The ICSG’s May forecast for a 2.8% increase in production has been undone by problems in Chile (technical), India (the continued suspension of the Tuticorin smelter) and Zambia (power interruptions, smelter outages and a new tax on imported raw materials).

Other things being equal, such a litany of supply woes would mean a higher copper price.

Not this year, though.

Demand weakness

The problem is that demand is weakening almost as fast as production.

The ICSG, which was forecasting in May a 2% increase in global apparent usage this year, estimates that usage actually fell by 1% in the first half of the year.

Even that assessment may be on the rosy side given the problems calculating usage in China, the world’s largest consumer.

Apparent usage in China was up by 3% in the first six months of 2019, according to the ICSG. But bank analysts are sceptical. Both JP Morgan and Morgan Stanley are looking for Chinese demand to rise by just 1.5% this year, while Goldman Sachs is anticipating even weaker 0.5% growth.

The problems are multiple, ranging from weakness in the automotive sector to lower-than-expected investment in the power grid and the much-discussed gap between new housing starts (positive for steel) and completions (positive for copper).

Outside of China the copper demand picture is even worse, the ICSG calculating a 3% decline in the first half of the year.

The continuing trade tensions between the United States and China dominate the headlines but there are other negatives at work such as the trade stand-off between South Korea and Japan, both major manufacturing hubs.

Europe is a particular point of underperformance.

Goldman Sachs estimates regional output of semi-manufactured copper products is running 12% below last year’s levels. This is down to “overlooked” headwinds such as Brexit, Italian political uncertainty and Turkish currency instability. (“Copper demand pick-up delayed, but not derailed”, Sept. 27, 2019).

Tipping the balance

The United States was the previous stand-out in terms of manufacturing activity.

However, even here the outlook is rapidly darkening, given the sharp drop in the Institute for Supply Management’s (ISM) purchasing managers index (PMI).

The index slumped to 47.8 last month, below the 50 mark which denotes expansion or contraction and the weakest reading since the recession of 2009.

JP Morgan has just cut its 2020 average price forecast from $5,400 to $5,050 next year

This means, to quote BMO Capital Markets, that over two-thirds of global PMI readings are now either in negative or at best neutral territory, suggesting a cold recessionary wind is blowing through the global manufacturing sector.

Moreover, delve beneath the headline readings and it becomes clear that new orders are falling even faster, implying things are going to get worse before they get better.

This is why funds are still holding a mega short position on “Doctor Copper” on the CME exchange.

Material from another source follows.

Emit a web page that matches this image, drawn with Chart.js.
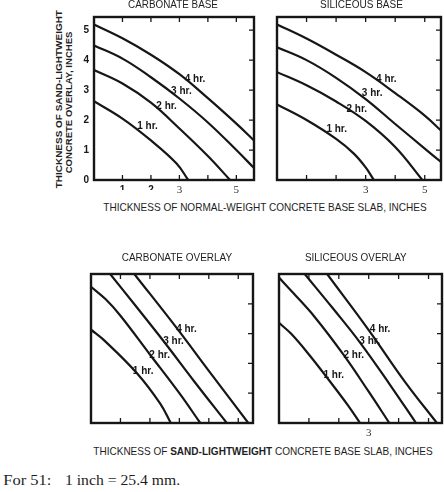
<!DOCTYPE html>
<html>
<head>
<meta charset="utf-8">
<style>
  html, body { margin: 0; padding: 0; background: #fff; }
  #page { position: relative; width: 444px; height: 492px; overflow: hidden; }
  canvas { position: absolute; }
  .t { position: absolute; left: 0; top: 0; white-space: nowrap; line-height: 1; color: #1e1e1e;
       transform-origin: 0 0; font-family: "Liberation Sans", Arial, sans-serif; }
  .serif { font-family: "Liberation Serif", "Times New Roman", serif; }
</style>
<script src="https://cdn.jsdelivr.net/npm/chart.js@4.4.1/dist/chart.umd.min.js"></script>
</head>
<body>
<div id="page"></div>
<script>
// ======================== DATA ========================
const HOUR_LABELS = ['1 hr.', '2 hr.', '3 hr.', '4 hr.'];

// carbonate base: x = normal-weight base slab, y = sand-lightweight overlay (inches)
const carbBase1 = [[0, 2.63], [1, 2.05], [2, 1.32], [2.9, 0.55], [3.31, 0]];
const carbBase2 = [[0, 3.67], [1, 3.22], [2, 2.58], [3, 1.72], [4, 0.8], [4.78, 0]];
const carbBase3 = [[0, 4.49], [1, 4.05], [2, 3.43], [3, 2.72], [4, 1.92], [5, 1.0], [5.62, 0.4]];
const carbBase4 = [[0, 5.19], [1, 4.73], [2, 4.18], [3, 3.53], [4, 2.73], [5, 1.88], [5.62, 1.32]];
const carbBaseLabelAt = [[1.88, 1.78], [2.55, 2.45], [3.07, 2.95], [3.55, 3.37]];

// siliceous base
const silBase1 = [[0, 2.52], [1, 2.0], [2, 1.37], [2.6, 0.88], [3, 0.42], [3.28, 0]];
const silBase2 = [[0, 3.6], [1, 3.16], [2, 2.62], [3, 1.97], [4, 1.1], [4.92, 0]];
const silBase3 = [[0, 4.43], [1, 4.0], [2, 3.41], [3, 2.7], [4, 1.87], [5, 1.05], [5.55, 0.6]];
const silBase4 = [[0, 5.19], [1, 4.72], [2, 4.18], [3, 3.6], [4, 2.9], [5, 2.15], [5.55, 1.65]];
const silBaseLabelAt = [[2.02, 1.69], [2.70, 2.37], [3.22, 2.9], [3.70, 3.37]];

// carbonate overlay: x = sand-lightweight base slab
const carbOver1 = [[0, 3.13], [0.43, 2.79], [1.56, 1.67], [2.35, 0.65], [2.71, 0]];
const carbOver2 = [[0, 4.57], [0.5, 4.15], [1, 3.6], [2, 2.3], [3, 1.0], [3.71, 0]];
const carbOver3 = [[0.65, 5], [1.5, 3.95], [2.5, 2.7], [3.5, 1.4], [4.61, 0]];
const carbOver4 = [[1.47, 5], [2.9, 3.2], [4, 1.75], [5.34, 0]];
const carbOverLabelAt = [[1.77, 1.72], [2.33, 2.28], [2.80, 2.73], [3.24, 3.14]];

// siliceous overlay
const silOver1 = [[0, 3.36], [0.4, 3.0], [1.0, 2.3], [1.7, 1.4], [2.3, 0.6], [2.71, 0]];
const silOver2 = [[0, 4.88], [0.47, 4.37], [1.2, 3.55], [2.15, 2.3], [3.0, 1.05], [3.69, 0]];
const silOver3 = [[0.86, 5], [1.8, 3.85], [2.71, 2.7], [3.7, 1.3], [4.58, 0]];
const silOver4 = [[1.61, 5], [3.0, 3.12], [4.2, 1.4], [5.28, 0]];
const silOverLabelAt = [[1.83, 1.61], [2.50, 2.26], [3.03, 2.73], [3.38, 3.14]];

// tick labels (index = value)
const overlayYTicks = ['0', '1', '2', '3', '4', '5'];
const carbBaseXTicks = ['', '1', '2', '3', '', '5'];
const silBaseXTicks = ['', '', '', '3', '', '5'];
const silOverXTicks = ['', '', '', '3', '', ''];
const SERIF_TICKS = ['3', '5'];

// ======================== STYLE ========================
const INK = '#161616';
const SANS = '"Liberation Sans", Arial, sans-serif';
const SERIF = '"Liberation Serif", "Times New Roman", serif';
const PAD = 20;
const page = document.getElementById('page');

// ======================== PANELS ========================
function makePanel(box, xMax, yMax, curves, labelAt, xTicks, yTicks) {
  const canvas = document.createElement('canvas');
  const w = box.R - box.L + 2 * PAD, h = box.B - box.T + 2 * PAD;
  canvas.width = w; canvas.height = h;
  canvas.style.left = (box.L - PAD) + 'px';
  canvas.style.top = (box.T - PAD) + 'px';
  canvas.style.width = w + 'px';
  canvas.style.height = h + 'px';
  page.appendChild(canvas);

  const frame = {
    id: 'frame',
    afterDatasetsDraw(chart) {
      const { ctx, chartArea: a, scales: { x, y } } = chart;
      ctx.save();
      ctx.strokeStyle = INK;
      ctx.lineWidth = 2.4;
      ctx.strokeRect(a.left, a.top, a.right - a.left, a.bottom - a.top);

      // inward tick marks: top, bottom, right
      ctx.lineWidth = 1.3;
      ctx.beginPath();
      for (let v = 1; v < x.max; v++) {
        const px = x.getPixelForValue(v);
        ctx.moveTo(px, a.top); ctx.lineTo(px, a.top + 5);
        ctx.moveTo(px, a.bottom); ctx.lineTo(px, a.bottom - 5);
      }
      for (let v = 1; v < y.max; v++) {
        const py = y.getPixelForValue(v);
        ctx.moveTo(a.right, py); ctx.lineTo(a.right - 5, py);
      }
      ctx.stroke();

      // curve labels
      ctx.fillStyle = INK;
      ctx.font = 'bold 10px ' + SANS;
      ctx.textAlign = 'center';
      ctx.textBaseline = 'middle';
      labelAt.forEach((p, i) => {
        ctx.fillText(HOUR_LABELS[i], x.getPixelForValue(p[0]), y.getPixelForValue(p[1]));
      });

      // x tick labels
      ctx.textBaseline = 'top';
      xTicks.forEach((t, v) => {
        if (!t) return;
        const px = x.getPixelForValue(v);
        if (SERIF_TICKS.includes(t)) {
          ctx.fillStyle = '#333';
          ctx.font = '11px ' + SERIF;
          ctx.fillText(t, px, a.bottom + 5);
        } else {
          ctx.save();
          ctx.beginPath();
          ctx.rect(px - 8, a.bottom + 2, 16, 8);
          ctx.clip();
          ctx.fillStyle = INK;
          ctx.font = 'bold 10px ' + SANS;
          ctx.fillText(t, px, a.bottom + 5);
          ctx.restore();
        }
      });

      // y tick labels
      ctx.fillStyle = INK;
      ctx.font = 'bold 10px ' + SANS;
      ctx.textAlign = 'right';
      ctx.textBaseline = 'middle';
      yTicks.forEach((t, v) => {
        if (t) ctx.fillText(t, a.left - 5, y.getPixelForValue(v) + 0.5);
      });
      ctx.restore();
    }
  };

  return new Chart(canvas, {
    type: 'line',
    data: {
      datasets: curves.map((c, i) => ({
        label: HOUR_LABELS[i],
        data: c,
        borderColor: INK,
        borderWidth: 2.2,
        pointRadius: 0,
        fill: false,
        tension: 0.4
      }))
    },
    options: {
      responsive: false,
      animation: false,
      layout: { padding: PAD },
      plugins: { legend: { display: false }, tooltip: { enabled: false } },
      scales: {
        x: { type: 'linear', min: 0, max: xMax, display: false },
        y: { type: 'linear', min: 0, max: yMax, display: false }
      }
    },
    plugins: [frame]
  });
}

makePanel({ L: 94, T: 17, R: 254, B: 180 }, 5.62, 5.44,
  [carbBase1, carbBase2, carbBase3, carbBase4], carbBaseLabelAt, carbBaseXTicks, overlayYTicks);
makePanel({ L: 277, T: 17, R: 441, B: 180 }, 5.55, 5.44,
  [silBase1, silBase2, silBase3, silBase4], silBaseLabelAt, silBaseXTicks, []);
makePanel({ L: 91, T: 274, R: 253, B: 423 }, 5.5, 5,
  [carbOver1, carbOver2, carbOver3, carbOver4], carbOverLabelAt, [], []);
makePanel({ L: 279, T: 274, R: 442, B: 423 }, 5.45, 5,
  [silOver1, silOver2, silOver3, silOver4], silOverLabelAt, silOverXTicks, []);

// ======================== TEXT ========================
function addText(html, left, baseline, width, fs, extra) {
  const el = document.createElement('div');
  el.className = 't' + (extra && extra.serif ? ' serif' : '');
  el.innerHTML = html;
  el.style.fontSize = fs + 'px';
  if (extra && extra.bold) el.style.fontWeight = 'bold';
  page.appendChild(el);
  const s = width / el.offsetWidth;
  const off = (extra && extra.serif ? 0.8375 : 0.8465) * fs;
  el.style.transform = `translate(${left}px, ${baseline - off}px) scaleX(${s})`;
}

function addVText(html, capLeft, startY, length, fs) {
  const el = document.createElement('div');
  el.className = 't';
  el.innerHTML = html;
  el.style.fontSize = fs + 'px';
  el.style.fontWeight = 'bold';
  page.appendChild(el);
  const s = length / el.offsetWidth;
  el.style.transform = `translate(${capLeft - 0.13 * fs}px, ${startY}px) rotate(-90deg) scaleX(${s})`;
}

addText('CARBONATE BASE', 128, 8.9, 90, 10);
addText('SILICEOUS BASE', 320, 8.9, 83, 10);
addText('THICKNESS OF NORMAL-WEIGHT CONCRETE BASE SLAB, INCHES', 103.3, 211, 323.4, 11);
addText('CARBONATE OVERLAY', 121.7, 261, 110.6, 10);
addText('SILICEOUS OVERLAY', 305, 261, 102, 10);
addText('THICKNESS OF <b>SAND-LIGHTWEIGHT</b> CONCRETE BASE SLAB, INCHES', 93.3, 455, 339, 10.5);
addText('For 51:', 3.3, 485.5, 48.4, 15, { serif: true });
addText('1 inch = 25.4 mm.', 65, 485.5, 115, 15, { serif: true });
addVText('THICKNESS OF SAND-LIGHTWEIGHT', 55.7, 188.3, 178.3, 9.5);
addVText('CONCRETE OVERLAY, INCHES', 65, 173.3, 141.6, 9.5);
</script>
</body>
</html>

The collective bear stance has retreated slightly to a net 52,655 contracts from an August peak of 74,597, but by any historical yardstick this is still a big short bet.

Against such a backdrop, copper’s supply woes are sufficiently acute to prevent a demand-led price meltdown.

Bulls can take heart from the fact that the physical market is not being overwhelmed by surplus metal. Global exchange stocks of copper ended September at 413,000 tonnes, up 62,000 tonnes on the start of 2019 but down by 56,000 tonnes on August 2018.

The market feels just about balanced, although as ever with copper there is no clear consensus as to whether that balance leans to the side of supply surplus or supply deficit.

The ICSG calculates a deficit of around 220,000 tonnes in the first half of the year but this is a marginal call in a 24-million-tonne-plus global market.

Nor is there any clear consensus as to what happens next. Goldman Sachs is remaining medium-term bullish with a 6-month call on copper at $6,500 per tonne.

JP Morgan has just cut its 2020 average price forecast from $5,400 to $5,050 next year.

The difference in views is all about the demand outlook. Goldman is expecting a bounce, JP Morgan a further deterioration, particularly in China.

Copper’s supply instability is a “known known”. Right now, though, it’s copper demand that is the big “known unknown”.